# Question about WordPress and Shirts



## myichad (Sep 6, 2011)

Alright I know Wordpress has been mentioned quite a bit, but being fairly new I have trouble finding an answer through others topics. 

I had a site and deleted it because I wasn't liking it. I want a site that will like me emphasize my services as a screen printer, as well as offer a small store with pre made shirts. 

I was looking to go the route of WorldPress, but wasn't sure what was best. 

If wordpress is a good start, then thats what I want to do. I have used wordpress before for sites aside from the Shirt business, but this is a bit different. 
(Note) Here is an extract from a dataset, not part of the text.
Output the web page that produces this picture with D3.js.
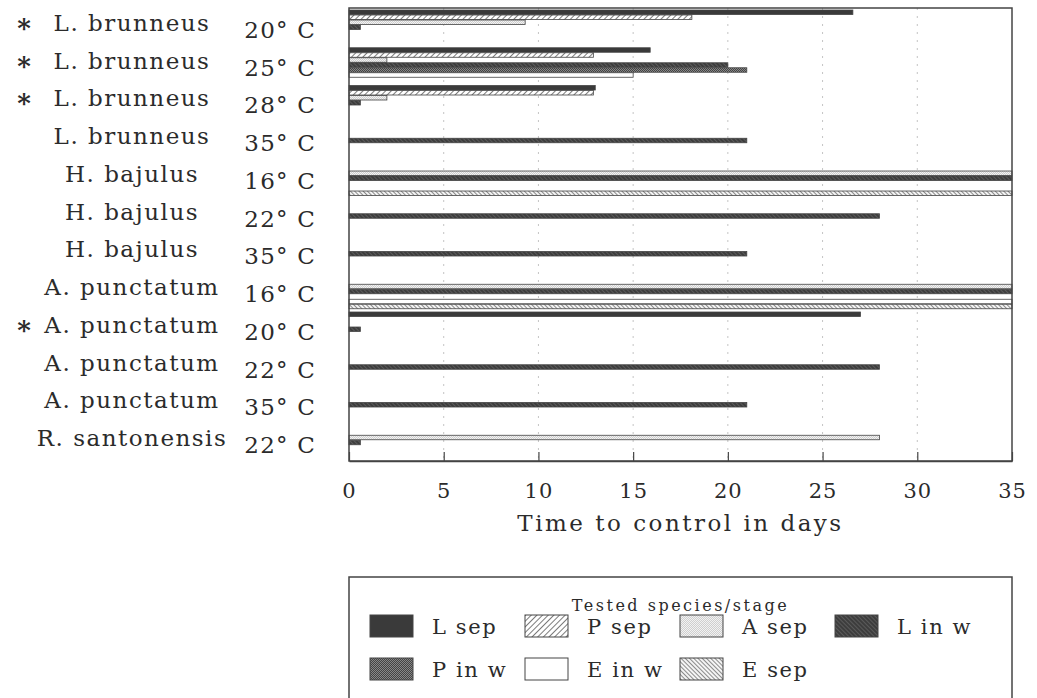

I am willing to spend just a little if I have too, but do you guys with experience have any themes you recommend that fit this gesture? I don't need a site that is strictly store, just want the option to purchase a few different items.

All the help in the world is appreciated


----------



## SuicideCharley (Feb 10, 2012)

Well I use wordpress for my e-commerce. I chose it because I wanted something that would give me flexibility with adding pages and blog type of stuff (although I don't blog). I like the flexibility but be prepared to spend a little money on a template (unless you're good at building your own) They have A LOT of options that are free for blogs but almost nothing worth mentioning for free e-commerce templates. The e-commerce plug in isn't all that great in my opinion and I am strictly using paypal at the moment (which has it's own challenges) until I can find a good cart to use that won't break the bank. I enjoy learning and being that wordpress was totally new to me I've learned quite a bit and have had fun doing it. If that's you're thing, it will be a pain. I just went live on 4/1 and I'm pretty happy but definitely gotta get my cart thing situated before I lose my two customers lol.


----------



## screen street (Apr 6, 2012)

i love wordpress. i think it's great tool to make own web page without big coins. i could recommend this theme - 
http://http://themeforest.net/item/peano-creative-wordpress-portfolio-blog-theme/237665?WT.ac=portfolio_item&WT.seg_1=portfolio_item&WT.z_author=elemis
i made my web site on this theme. very easy to use. i dont have web store yet, but i'm thinking to go bigcartel way ..


----------



## printingray (Apr 4, 2012)

Being a professional in this field i recommend you to hire a web developer to make a e-commerce theme for you and also put the products with the integration of pre made t shirts module.


----------



## myichad (Sep 6, 2011)

Thanks. Yeah I have used wordpress before, but in this business I want to find one that really puts emphasis on the business. Nothing Crazy but the ability to add to it.


----------



## SuicideCharley (Feb 10, 2012)

I'm using the business pro theme On wp and love it. The wp-e commerce plug in bites though. Work in progress but I really do like the simplicity of the theme and layout/flexibility. Its perfect for my tshirt stuff.


----------



## attitudeshirts (Apr 11, 2012)

u can check my site, it runs on wordpress. made my theme myself.


----------



## oneluvbrand (Apr 20, 2012)

I agree theme forest has some cost-effective wordpress themes that integrate with woo-commerce, jigo shop and wp-ecommerce plugins. Mine currently uses jigo shop and luv it compared to the solutions I've tried in the past.

Hope this helps.


----------



## Prepresstoolkit (Mar 7, 2012)

I started out in screen printing as a pre-press designer then later got into web/graphic design and have used Wordpress on multiple sites and highly recommend it for eCommerce. 
It is relatively easy to use even if you don't have a web background. 
Most Wordpress eCommerce themes integrate with numerous payment gateways. I always use PayPal because it is a very secure payment process which is very very important!!! ( reasures customer their money is safe).
There are hundreds maybe even thousands of extra plugins/addons you can get for wordpress that enable you to add extra functionality to your theme. ie. Social media plugins to like a post or page, search engine optimisation plugins to get better rankings in Google...and so on.

I'm trying to think of any downsides to Wordpress for you.....but I can't...so I guess that's a good thing!

Well one would be to stay away from scetchy looking plugins, as they may not be coded properly, making it easier for some annoying person to hack into your site..that's about it.

Hope this helped?


----------